On 2012-12-17 14:43, Nicolas Ferre wrote:
> On 08/21/2012 07:34 PM, Arvid Brodin :
>> On 2012-08-14 22:35, Ben Hutchings wrote:
>>> On Tue, 2012-08-14 at 18:53 +0000, Arvid Brodin wrote:
>>>> Hi,
>>>>
>>>> If I create an sk_buff with a payload of less than 28 bytes (ethheader + data),
>>>> and send it using the cadence/macb (Ethernet) driver, I get
>>>>
>>>> eth0: TX underrun, resetting buffers
>>>>
>>>> Now I know the minimum Ethernet frame size is 64 bytes (including the 4-byte
>>>> FCS), but whose responsibility is it to pad the frame to this size if necessary?
>>>> Mine or the driver's - i.e. should I just skb_put() to the minimum size or
>>>> should I report the underrun as a driver bug?
>>>
>>> If the hardware doesn't pad frames automatically then it's the driver's
>>> reponsibility to do so.
>>>
>>
>> Nicolas, can you take a look at this?
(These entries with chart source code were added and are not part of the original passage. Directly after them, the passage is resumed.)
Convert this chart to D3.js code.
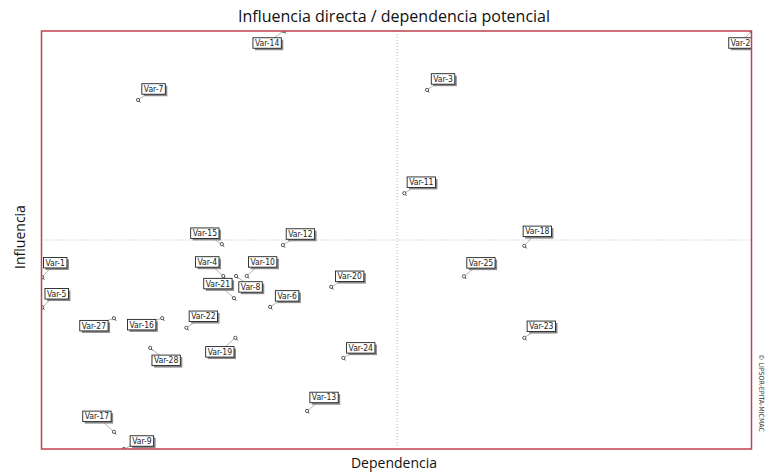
<!DOCTYPE html>
<html>
<head>
<meta charset="utf-8">
<script src="https://cdn.jsdelivr.net/npm/d3@7"></script>
<style>
  html, body { margin: 0; padding: 0; background: #fff; }
  svg { display: block; }
</style>
</head>
<body>
<svg id="chart" width="778" height="472"></svg>
<script>
// ---- data (dependence = x, influence = y, arbitrary 0..100 units) ----
const variables = ["Var-1","Var-2","Var-3","Var-4","Var-5","Var-6","Var-7","Var-8","Var-9","Var-10",
  "Var-11","Var-12","Var-13","Var-14","Var-15","Var-16","Var-17","Var-18","Var-19","Var-20",
  "Var-21","Var-22","Var-23","Var-24","Var-25","Var-27","Var-28"];
const dependence = [0.1, 100, 54.3, 25.6, 0.1, 32.2, 13.6, 27.4, 11.6, 28.9,
  51.1, 34.0, 37.4, 34.1, 25.4, 17.0, 10.2, 68.0, 27.3, 40.8,
  27.1, 20.4, 68.0, 42.5, 59.5, 10.2, 15.3];
const influence = [41.1, 100, 85.9, 41.4, 33.9, 34.0, 83.5, 41.4, 0, 41.4,
  61.2, 48.8, 9.1, 100, 49.0, 31.3, 4.1, 48.6, 26.6, 38.8,
  36.1, 29.0, 26.6, 21.8, 41.3, 31.3, 24.2];
const meanDependence = 50.1;
const meanInfluence = 50.0;

// label placement relative to each point (layout, pixels)
const labelDx = [13, -11, 16, -16, 14.5, 17, 15.5, 14.5, 18, 16,
  17, 17.5, 17, -16.5, -17, -20.5, -17, 13, -15.5, 18.5,
  -16, 17, 17, 17.5, 17, -20, 16];
const labelDy = [-14.5, 12, -11, -14, -13.5, -11, -11, 11, -8, -14,
  -11, -11, -13.5, 12, -11, 6.5, -15.5, -14.5, 14, -10.5,
  -14.5, -11.5, -11.5, -10, -13.5, 7.5, 12.5];

const titleText = "Influencia directa / dependencia potencial";
const xTitle = "Dependencia";
const yTitle = "Influencia";
const credit = "© LIPSOR-EPITA-MICMAC";

// ---- drawing ----
const svg = d3.select("#chart");
const pLeft = 41.5, pRight = 751.5, pTop = 31, pBottom = 449;
const x = d3.scaleLinear().domain([0, 100]).range([pLeft, pRight]);
const y = d3.scaleLinear().domain([0, 100]).range([pBottom, pTop]);

const points = variables.map((name, i) => ({
  name, dx: labelDx[i], dy: labelDy[i],
  px: x(dependence[i]), py: y(influence[i])
}));

svg.append("defs").append("clipPath").attr("id", "plotClip")
  .append("rect").attr("x", pLeft).attr("y", pTop)
  .attr("width", pRight - pLeft).attr("height", pBottom - pTop);

// mean lines
svg.append("line")
  .attr("x1", x(meanDependence)).attr("x2", x(meanDependence))
  .attr("y1", pTop).attr("y2", pBottom)
  .attr("stroke", "#b8b8b8").attr("stroke-width", 1).attr("stroke-dasharray", "1,2");
svg.append("line")
  .attr("x1", pLeft).attr("x2", pRight)
  .attr("y1", y(meanInfluence)).attr("y2", y(meanInfluence))
  .attr("stroke", "#b8b8b8").attr("stroke-width", 1).attr("stroke-dasharray", "1,2");

const plot = svg.append("g").attr("clip-path", "url(#plotClip)");

// leader lines
plot.selectAll("line.leader").data(points).join("line")
  .attr("class", "leader")
  .attr("x1", d => d.px).attr("y1", d => d.py)
  .attr("x2", d => d.px + d.dx).attr("y2", d => d.py + d.dy)
  .attr("stroke", "#a0a0a0").attr("stroke-width", 0.8);

// markers (small pin: circle with a tail)
const mk = plot.selectAll("g.marker").data(points).join("g")
  .attr("class", "marker")
  .attr("transform", d => `translate(${d.px},${d.py})`);
mk.append("line").attr("x1", 0.8).attr("y1", 0.8).attr("x2", 2.2).attr("y2", 2.6)
  .attr("stroke", "#444").attr("stroke-width", 1);
mk.append("circle").attr("r", 1.6).attr("fill", "#fff")
  .attr("stroke", "#444").attr("stroke-width", 0.9);

// labels
const lab = plot.selectAll("g.label").data(points).join("g")
  .attr("class", "label")
  .attr("transform", d => `translate(${d.px + d.dx},${d.py + d.dy})`);
lab.each(function(d) {
  const g = d3.select(this);
  const t = g.append("text")
    .attr("text-anchor", "middle").attr("dy", "0.35em")
    .attr("font-family", "'Liberation Sans Narrow', 'DejaVu Sans Condensed', sans-serif")
    .attr("font-size", 8.5).attr("fill", "#222")
    .text(d.name);
  const w = t.node().getComputedTextLength() + 4;
  const h = 10.5;
  g.insert("rect", "text").attr("x", -w / 2 + 2).attr("y", -h / 2 + 2)
    .attr("width", w).attr("height", h).attr("fill", "#8a8a8a");
  g.insert("rect", "text").attr("x", -w / 2).attr("y", -h / 2)
    .attr("width", w).attr("height", h)
    .attr("fill", "#fff").attr("stroke", "#222").attr("stroke-width", 0.9);
});

// frame
svg.append("rect").attr("x", pLeft).attr("y", pTop)
  .attr("width", pRight - pLeft).attr("height", pBottom - pTop)
  .attr("fill", "none").attr("stroke", "#c0404c").attr("stroke-width", 1.5);

// titles
svg.append("text").attr("x", 394).attr("y", 22).attr("text-anchor", "middle")
  .attr("font-family", "'Open Sans', sans-serif").attr("font-size", 16)
  .attr("fill", "#111").text(titleText);
svg.append("text").attr("x", 394).attr("y", 468).attr("text-anchor", "middle")
  .attr("font-family", "'Open Sans', sans-serif").attr("font-size", 14)
  .attr("fill", "#111").text(xTitle);
svg.append("text").attr("transform", "translate(25,237) rotate(-90)")
  .attr("text-anchor", "middle")
  .attr("font-family", "'Open Sans', sans-serif").attr("font-size", 14)
  .attr("fill", "#111").text(yTitle);
svg.append("text").attr("transform", "translate(759,393) rotate(90)")
  .attr("text-anchor", "middle")
  .attr("font-family", "'Liberation Sans Narrow', 'DejaVu Sans Condensed', sans-serif")
  .attr("font-size", 7).attr("fill", "#333").text(credit);
</script>
</body>
</html>
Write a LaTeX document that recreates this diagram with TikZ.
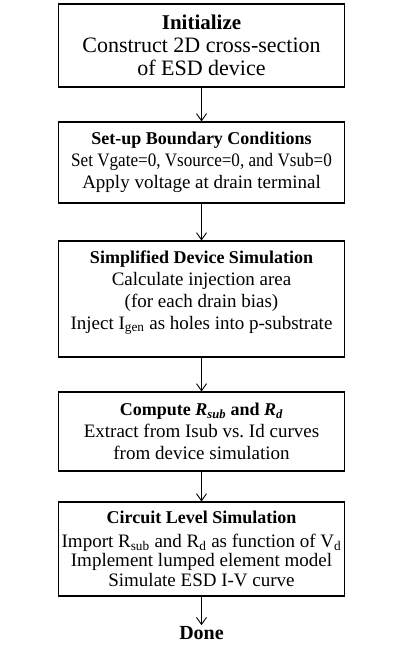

At the moment I'm using the following change
>> in macb.c to avoid TX underruns on short packages:
>>
>> --- a/drivers/net/ethernet/cadence/macb.c	2012-05-04 19:14:41.927719667 +0200
>> +++ b/drivers/net/ethernet/cadence/macb.c	2012-08-21 19:22:40.063739049 +0200
>> @@ -618,6 +618,7 @@ static void macb_poll_controller(struct
>>  }
>>  #endif
>>
>> +#define MIN_ETHFRAME_LEN	60
>>  static int macb_start_xmit(struct sk_buff *skb, struct net_device *dev)
>>  {
>>  	struct macb *bp = netdev_priv(dev);
>> @@ -635,6 +636,12 @@ static int macb_start_xmit(struct sk_buf
>>  	printk("\n");
>>  #endif
>>
>> +	if (skb->len < MIN_ETHFRAME_LEN) {
>> +		/* Pad skb to minium Ethernet frame size */
>> +		if (skb_tailroom(skb) >= MIN_ETHFRAME_LEN - skb->len)
>> +			memset(skb_put(skb, MIN_ETHFRAME_LEN - skb->len), 0,
>> +						MIN_ETHFRAME_LEN - skb->len);
>> +	}
>>  	len = skb->len;
>>  	spin_lock_irqsave(&bp->lock, flags);
>>
>>
>> ... but as you can see this is limited to linear skbs which has been allocated with
>> enough tailroom. Perhaps there are better ways to fix the problem? (Maybe the hardware
>> is actually doing the padding already and the problem has to do with the way the DMA
>> transfer is set up?)
> 
> I come back to this issue. It seems to me that the macb Cadence IP is
> padding automatically a too little packet. It is the usual behavior
> unless you specify otherwise in the CTRL register embedded in the tx
> descriptor. I also verified this with wireshark on both ICMP and UDP
> packets.
> 
> The error that you are experiencing is on at91sam9260 or at91sam9263
> SoCs, am I right?

No, this was on an AVR32 AP7000 board.

I believe this is what I did to solve the issue (patch for linux-2.6.37):

diff -Nurp linux-2.6.37-001-bsa400/drivers/net//macb.c
linux-2.6.37-macb-hsr/drivers/net//macb.c
--- linux-2.6.37-orig/drivers/net//macb.c	2012-09-16 22:41:02.746754672 +0200
+++ linux-2.6.37-macb/drivers/net//macb.c	2012-09-17 00:34:35.161389720 +0200
@@ -376,8 +379,9 @@ static void macb_tx(struct macb *bp)

 			rmb();

-			dma_unmap_single(&bp->pdev->dev, rp->mapping, skb->len,
-							 DMA_TO_DEVICE);
+			dma_unmap_single(&bp->pdev->dev, rp->mapping,
+					 max(skb->len, (unsigned int) ETH_ZLEN),
+					 DMA_TO_DEVICE);
 			rp->skb = NULL;
 			dev_kfree_skb_irq(skb);
 		}
@@ -413,7 +417,8 @@ static void macb_tx(struct macb *bp)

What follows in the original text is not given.